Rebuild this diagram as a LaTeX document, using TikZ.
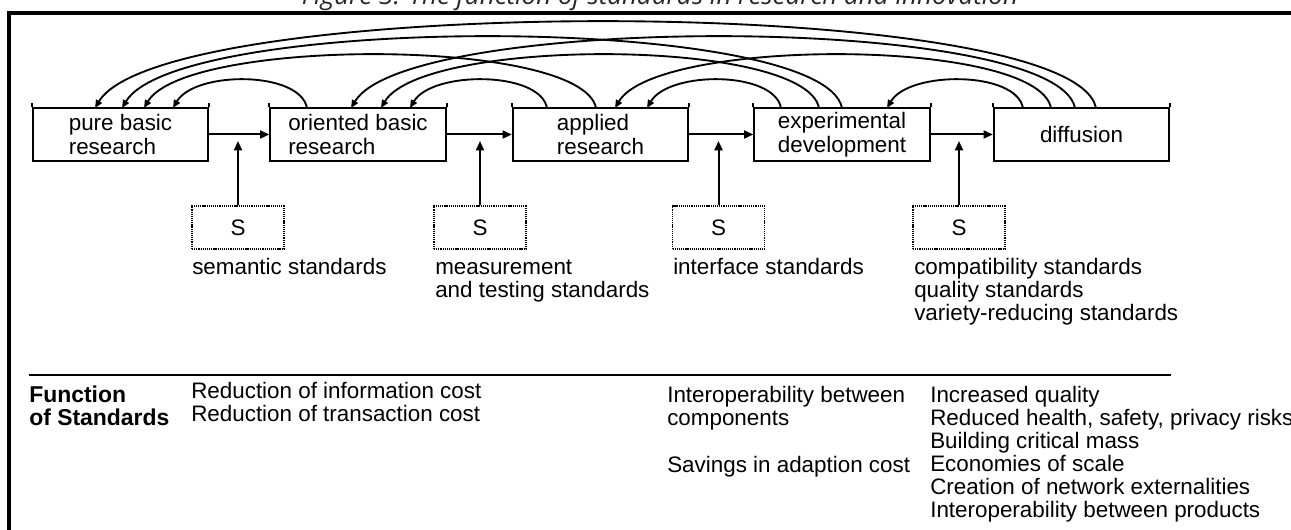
\documentclass[tikz,border=0pt]{standalone}
\usepackage{fontspec}
\setmainfont{Liberation Sans}
\newfontfamily\titlefont{Open Sans}
\usetikzlibrary{arrows.meta,calc}
\begin{document}
\begin{tikzpicture}[x=0.75pt,y=-0.75pt,
  every node/.style={font=\fontsize{16.8}{17.2}\selectfont},
  box/.style={draw, line width=1.5pt, minimum width=131.5pt, minimum height=39.75pt, align=left, inner sep=0pt, font=\fontsize{16.8}{18}\selectfont},
  sbox/.style={draw, line width=1.2pt, dash pattern=on 0.9pt off 0.7pt, minimum width=69pt, minimum height=32.25pt, inner sep=0pt},
  lab/.style={anchor=base west, align=left, inner sep=0pt},
  arr/.style={line width=1.5pt, -{Triangle[length=7pt,width=6pt]}},
  arcline/.style={line width=1.4pt, -{Triangle[length=6pt,width=5pt]}},
  frame/.style={line width=2.6pt}
]
\useasboundingbox (0,0) rectangle (1291,530);

% title (partly cut off)
\node[anchor=base, inner sep=0pt, font=\titlefont\itshape\fontsize{19.5}{20}\selectfont, text=black!85] (title) at (660,5) {Figure 3: The function of standards in research and innovation};

% frame
\draw[frame] (9,545) -- (9,13) -- (1300,13);

% main boxes
\node[box] (b1) at (120.5,134.5) {pure basic\\research};
\node[box] (b2) at (358,134.5) {oriented basic\\research};
\node[box] (b3) at (600.5,134.5) {applied\\research};
\node[box] (b4) at (842,134.5) {experimental\\development};
\node[box] (b5) at (1081.5,134.5) {diffusion};
\foreach \b in {b1,b2,b3,b4,b5}{
  \draw[line width=1.5pt] (\b.north west) -- ++(0,-4) (\b.north east) -- ++(0,-4);
}

% forward arrows
\draw[arr] (b1.east) -- (b2.west);
\draw[arr] (b2.east) -- (b3.west);
\draw[arr] (b3.east) -- (b4.west);
\draw[arr] (b4.east) -- (b5.west);

% standards boxes
\node[sbox] (s1) at (238,227.5) {S};
\node[sbox] (s2) at (480,227.5) {S};
\node[sbox] (s3) at (718.5,227.5) {S};
\node[sbox] (s4) at (959,227.5) {S};
\coordinate (t1) at (238,141);
\coordinate (t2) at (480,141);
\coordinate (t3) at (718.5,141);
\coordinate (t4) at (959,141);
\draw[arr] (s1.north) -- (t1);
\draw[arr] (s2.north) -- (t2);
\draw[arr] (s3.north) -- (t3);
\draw[arr] (s4.north) -- (t4);

% labels (base anchor = baseline of the last line)
\node[lab] (l1) at (192,275) {semantic standards};
\node[lab] (l2) at (435,297.9) {measurement\\and testing standards};
\node[lab] (l3) at (673,275) {interface standards};
\node[lab] (l4) at (914,320.8) {compatibility standards\\quality standards\\variety-reducing standards};

% feedback arc end points
\coordinate (e15) at (95,108);
\coordinate (e14) at (122,108);
\coordinate (e13) at (144,108);
\coordinate (e12) at (173,108);
\coordinate (s21) at (307,108);
\coordinate (e25) at (351,108);
\coordinate (e24) at (381,108);
\coordinate (e23) at (410,108);
\coordinate (s32) at (547,108);
\coordinate (s31) at (596,108);
\coordinate (e35) at (615,108);
\coordinate (e34) at (647,108);
\coordinate (s43) at (781,108);
\coordinate (s42) at (819,108);
\coordinate (s41) at (842,108);
\coordinate (e45) at (887,108);
\coordinate (s54) at (1023,108);
\coordinate (s53) at (1051,108);
\coordinate (s52) at (1075,108);
\coordinate (s51) at (1096,108);

% level 1
\draw[arcline] (s21) .. controls (300,70.7) and (195,70.7) .. (e12);
\draw[arcline] (s32) .. controls (540,70.7) and (432,70.7) .. (e23);
\draw[arcline] (s43) .. controls (774,70.7) and (669,70.7) .. (e34);
\draw[arcline] (s54) .. controls (1016,70.7) and (909,70.7) .. (e45);
% level 2
\draw[arcline] (s31) .. controls (582,37.3) and (186,37.3) .. (e13);
\draw[arcline] (s42) .. controls (805,37.3) and (423,37.3) .. (e24);
\draw[arcline] (s53) .. controls (1037,37.3) and (657,37.3) .. (e35);
% level 3
\draw[arcline] (s41) .. controls (823,13.3) and (179,13.3) .. (e14);
\draw[arcline] (s52) .. controls (1056,13.3) and (408,13.3) .. (e25);
% level 4
\draw[arcline] (s51) .. controls (1073,-6.7) and (164,-6.7) .. (e15);

% separator
\coordinate (sepL) at (29,375);
\coordinate (sepR) at (1171,375);
\draw[line width=1.3pt] (sepL) -- (sepR);

% function of standards
\node[lab, font=\bfseries\fontsize{17.2}{17.2}\selectfont] (fun) at (29,425.9) {Function\\of Standards};
\node[lab] (f1) at (191,421.9) {Reduction of information cost\\Reduction of transaction cost};
\node[lab] (f2) at (667,425.9) {Interoperability between\\components};
\node[lab] (f3) at (667,472) {Savings in adaption cost};
\node[lab] (f4) at (930,517.5) {Increased quality\\Reduced health, safety, privacy risks\\Building critical mass\\Economies of scale\\Creation of network externalities\\Interoperability between products};
\end{tikzpicture}
\end{document}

* _Written exercise_
Print each line of the material above exactly, with the pictures removed from your copy.

* _Worked solution_
Rebuild this diagram as a LaTeX document, using TikZ.
\documentclass[tikz,border=0pt]{standalone}
\usepackage{fontspec}
\setmainfont{Liberation Sans}
\newfontfamily\titlefont{Open Sans}
\usetikzlibrary{arrows.meta,calc}
\begin{document}
\begin{tikzpicture}[x=0.75pt,y=-0.75pt,
  every node/.style={font=\fontsize{16.8}{17.2}\selectfont},
  box/.style={draw, line width=1.5pt, minimum width=131.5pt, minimum height=39.75pt, align=left, inner sep=0pt, font=\fontsize{16.8}{18}\selectfont},
  sbox/.style={draw, line width=1.2pt, dash pattern=on 0.9pt off 0.7pt, minimum width=69pt, minimum height=32.25pt, inner sep=0pt},
  lab/.style={anchor=base west, align=left, inner sep=0pt},
  arr/.style={line width=1.5pt, -{Triangle[length=7pt,width=6pt]}},
  arcline/.style={line width=1.4pt, -{Triangle[length=6pt,width=5pt]}},
  frame/.style={line width=2.6pt}
]
\useasboundingbox (0,0) rectangle (1291,530);

% title (partly cut off)
\node[anchor=base, inner sep=0pt, font=\titlefont\itshape\fontsize{19.5}{20}\selectfont, text=black!85] (title) at (660,5) {Figure 3: The function of standards in research and innovation};

% frame
\draw[frame] (9,545) -- (9,13) -- (1300,13);

% main boxes
\node[box] (b1) at (120.5,134.5) {pure basic\\research};
\node[box] (b2) at (358,134.5) {oriented basic\\research};
\node[box] (b3) at (600.5,134.5) {applied\\research};
\node[box] (b4) at (842,134.5) {experimental\\development};
\node[box] (b5) at (1081.5,134.5) {diffusion};
\foreach \b in {b1,b2,b3,b4,b5}{
  \draw[line width=1.5pt] (\b.north west) -- ++(0,-4) (\b.north east) -- ++(0,-4);
}

% forward arrows
\draw[arr] (b1.east) -- (b2.west);
\draw[arr] (b2.east) -- (b3.west);
\draw[arr] (b3.east) -- (b4.west);
\draw[arr] (b4.east) -- (b5.west);

% standards boxes
\node[sbox] (s1) at (238,227.5) {S};
\node[sbox] (s2) at (480,227.5) {S};
\node[sbox] (s3) at (718.5,227.5) {S};
\node[sbox] (s4) at (959,227.5) {S};
\coordinate (t1) at (238,141);
\coordinate (t2) at (480,141);
\coordinate (t3) at (718.5,141);
\coordinate (t4) at (959,141);
\draw[arr] (s1.north) -- (t1);
\draw[arr] (s2.north) -- (t2);
\draw[arr] (s3.north) -- (t3);
\draw[arr] (s4.north) -- (t4);

% labels (base anchor = baseline of the last line)
\node[lab] (l1) at (192,275) {semantic standards};
\node[lab] (l2) at (435,297.9) {measurement\\and testing standards};
\node[lab] (l3) at (673,275) {interface standards};
\node[lab] (l4) at (914,320.8) {compatibility standards\\quality standards\\variety-reducing standards};

% feedback arc end points
\coordinate (e15) at (95,108);
\coordinate (e14) at (122,108);
\coordinate (e13) at (144,108);
\coordinate (e12) at (173,108);
\coordinate (s21) at (307,108);
\coordinate (e25) at (351,108);
\coordinate (e24) at (381,108);
\coordinate (e23) at (410,108);
\coordinate (s32) at (547,108);
\coordinate (s31) at (596,108);
\coordinate (e35) at (615,108);
\coordinate (e34) at (647,108);
\coordinate (s43) at (781,108);
\coordinate (s42) at (819,108);
\coordinate (s41) at (842,108);
\coordinate (e45) at (887,108);
\coordinate (s54) at (1023,108);
\coordinate (s53) at (1051,108);
\coordinate (s52) at (1075,108);
\coordinate (s51) at (1096,108);

% level 1
\draw[arcline] (s21) .. controls (300,70.7) and (195,70.7) .. (e12);
\draw[arcline] (s32) .. controls (540,70.7) and (432,70.7) .. (e23);
\draw[arcline] (s43) .. controls (774,70.7) and (669,70.7) .. (e34);
\draw[arcline] (s54) .. controls (1016,70.7) and (909,70.7) .. (e45);
% level 2
\draw[arcline] (s31) .. controls (582,37.3) and (186,37.3) .. (e13);
\draw[arcline] (s42) .. controls (805,37.3) and (423,37.3) .. (e24);
\draw[arcline] (s53) .. controls (1037,37.3) and (657,37.3) .. (e35);
% level 3
\draw[arcline] (s41) .. controls (823,13.3) and (179,13.3) .. (e14);
\draw[arcline] (s52) .. controls (1056,13.3) and (408,13.3) .. (e25);
% level 4
\draw[arcline] (s51) .. controls (1073,-6.7) and (164,-6.7) .. (e15);

% separator
\coordinate (sepL) at (29,375);
\coordinate (sepR) at (1171,375);
\draw[line width=1.3pt] (sepL) -- (sepR);

% function of standards
\node[lab, font=\bfseries\fontsize{17.2}{17.2}\selectfont] (fun) at (29,425.9) {Function\\of Standards};
\node[lab] (f1) at (191,421.9) {Reduction of information cost\\Reduction of transaction cost};
\node[lab] (f2) at (667,425.9) {Interoperability between\\components};
\node[lab] (f3) at (667,472) {Savings in adaption cost};
\node[lab] (f4) at (930,517.5) {Increased quality\\Reduced health, safety, privacy risks\\Building critical mass\\Economies of scale\\Creation of network externalities\\Interoperability between products};
\end{tikzpicture}
\end{document}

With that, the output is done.